This appendix reviews some elementary probability theory and statistical analysis. The presentation is based on Aven (2003, 2008a).
Probability theory
The meaning of a probability
The probability of an event A, P(A), can be defined in different ways. It is common to distinguish between three types of probabilities, or more precisely, three types of interpretations:
classical probabilities
frequentist probabilities (relative frequency-interpreted probabilities)
subjective (knowledge-based) probabilities.
The classical interpretation applies only in situations with a finite number of outcomes which are equally likely to occur. According to the classical interpretation the probability of A is equal to the ratio between the number of outcomes resulting in A and the total number of outcomes, i.e.
P(A) = Number of outcomes resulting in A/Total number of outcomes.
As an example consider the tossing of a die.
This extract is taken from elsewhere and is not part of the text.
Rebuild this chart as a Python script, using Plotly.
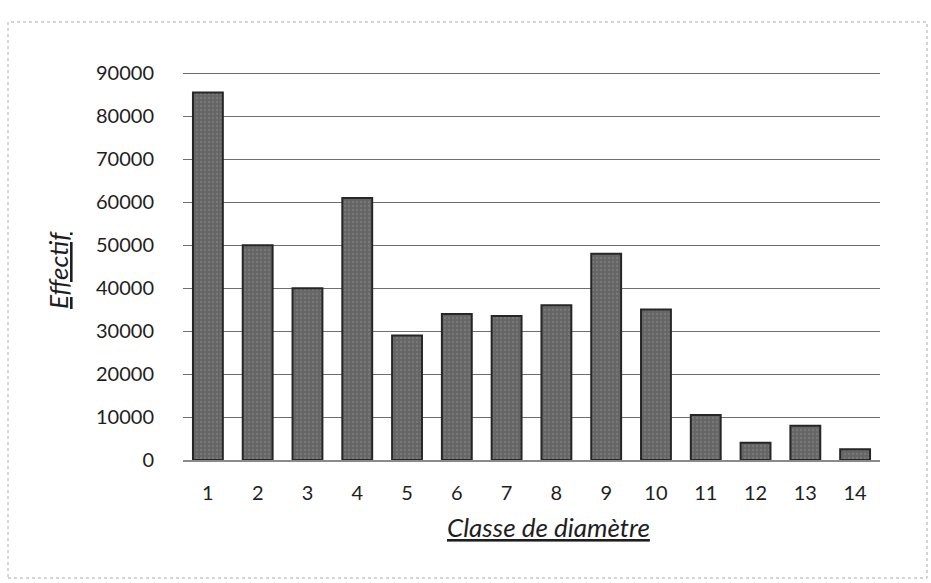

Here P(the die shows one) = 1/6 since there are six possible outcomes which are equally likely to appear and only one that gives the outcome 1.
Following the relative frequency interpretation, probability is defined as the fraction of times the event A occurs if the situation considered were repeated (for real or hypothetically) an infinite number of times. Thus, if an experiment is performed n times and the event A occurs nA times, the P(A) is equal to the limit of nA/n as n goes to infinity, i.e. the probability of the event A is the limit of the fraction of the number of times event A occurs when the number of experiments increases to infinity.